GIVEN EXERCISE:
Repeat the material exactly from its first line to the line that includes "from matplotlib.patches import". Skip pictures.

RAW DATA:
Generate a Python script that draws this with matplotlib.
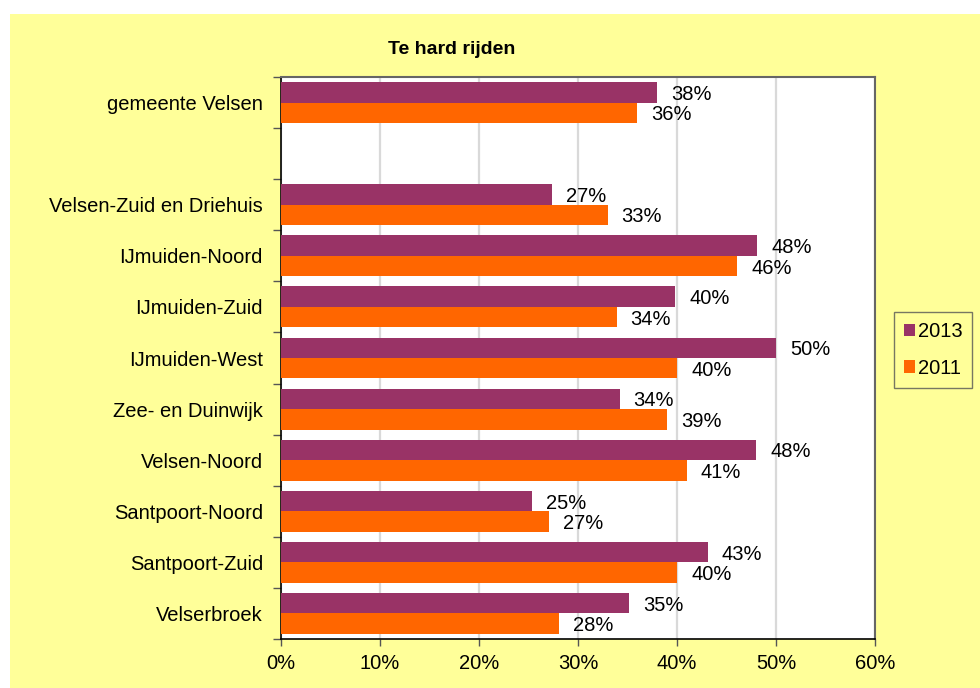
import matplotlib
matplotlib.use("Agg")
import matplotlib.pyplot as plt
from matplotlib.patches import Rectangle, Patch

categories = ["gemeente Velsen", "", "Velsen-Zuid en Driehuis", "IJmuiden-Noord",
              "IJmuiden-Zuid", "IJmuiden-West", "Zee- en Duinwijk", "Velsen-Noord",
              "Santpoort-Noord", "Santpoort-Zuid", "Velserbroek"]
values_2013 = [38.0, None, 27.4, 48.1, 39.8, 50.0, 34.2, 48.0, 25.4, 43.1, 35.2]
values_2011 = [36.0, None, 33.0, 46.1, 33.9, 40.0, 39.0, 41.0, 27.1, 40.0, 28.1]
labels_2013 = ["38%", "", "27%", "48%", "40%", "50%", "34%", "48%", "25%", "43%", "35%"]
labels_2011 = ["36%", "", "33%", "46%", "34%", "40%", "39%", "41%", "27%", "40%", "28%"]
x_ticks = [0, 10, 20, 30, 40, 50, 60]
x_ticklabels = ["0%", "10%", "20%", "30%", "40%", "50%", "60%"]
series_names = ["2013", "2011"]
title = "Te hard rijden"

c2013 = "#993366"
c2011 = "#FF6600"
yellow = "#FFFF99"
FONT = "Liberation Sans"
FS = 14.5

fig = plt.figure(figsize=(9.8, 6.88), dpi=100, facecolor="white")
fig.patches.append(Rectangle((10 / 980, 0), 1 - 10 / 980, 1 - 14 / 688,
                             transform=fig.transFigure, facecolor=yellow,
                             edgecolor="none", zorder=-10))

ax = fig.add_axes([281 / 980, 1 - 639 / 688, (875 - 281) / 980, (639 - 77) / 688])
ax.set_facecolor("white")

n = len(categories)
ypos = list(range(n))
h = 0.4
for i, (v13, v11, l13, l11) in enumerate(zip(values_2013, values_2011, labels_2013, labels_2011)):
    if v13 is None:
        continue
    y13 = i - h / 2
    y11 = i + h / 2
    ax.barh(y13, v13, height=h, color=c2013, zorder=3)
    ax.barh(y11, v11, height=h, color=c2011, zorder=3)
    ax.annotate(l13, (v13, y13), xytext=(14, -2), textcoords="offset pixels",
                va="center", ha="left", fontsize=FS, family=FONT, color="black")
    ax.annotate(l11, (v11, y11), xytext=(14, -2), textcoords="offset pixels",
                va="center", ha="left", fontsize=FS, family=FONT, color="black")

ax.set_ylim(n - 0.5, -0.5)
ax.set_xlim(0, 60)
ax.set_xticks(x_ticks)
ax.set_xticklabels(x_ticklabels, fontsize=FS, family=FONT)
ax.set_yticks(ypos)
ax.set_yticklabels(categories, fontsize=FS, family=FONT)
ax.tick_params(axis="y", length=0, pad=13)
ax.set_yticks([i - 0.5 for i in range(n + 1)], minor=True)
ax.tick_params(axis="y", which="minor", length=6, width=1, color="#555555", direction="out")
ax.tick_params(axis="x", length=5, width=1, color="#555555", direction="out", pad=6)

ax.grid(axis="x", color="#D9D9D9", linewidth=1.6, zorder=0)
ax.set_axisbelow(True)

for s in ["left", "bottom"]:
    ax.spines[s].set_color("black")
    ax.spines[s].set_linewidth(1.2)
for s in ["top", "right"]:
    ax.spines[s].set_color("#666666")
    ax.spines[s].set_linewidth(1.5)

fig.text(452 / 980, 1 - 50 / 688, title, ha="center", va="center",
         fontsize=14, fontweight="bold", family=FONT)

handles = [Patch(facecolor=c2013, edgecolor="none"), Patch(facecolor=c2011, edgecolor="none")]
leg = fig.legend(handles, series_names, loc="center", bbox_to_anchor=(933 / 980, 1 - 350 / 688),
                 frameon=True, fancybox=False, edgecolor="#555555", facecolor=yellow,
                 prop={"family": FONT, "size": FS}, handlelength=0.55, handleheight=0.55,
                 handletextpad=0.15, labelspacing=0.85, borderpad=0.5, borderaxespad=0)
leg.get_frame().set_linewidth(1.0)

fig.savefig("out.png", dpi=100, facecolor=fig.get_facecolor())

CORRECT RESULT:
Generate a Python script that draws this with matplotlib.
import matplotlib
matplotlib.use("Agg")
import matplotlib.pyplot as plt
from matplotlib.patches import Rectangle, Patch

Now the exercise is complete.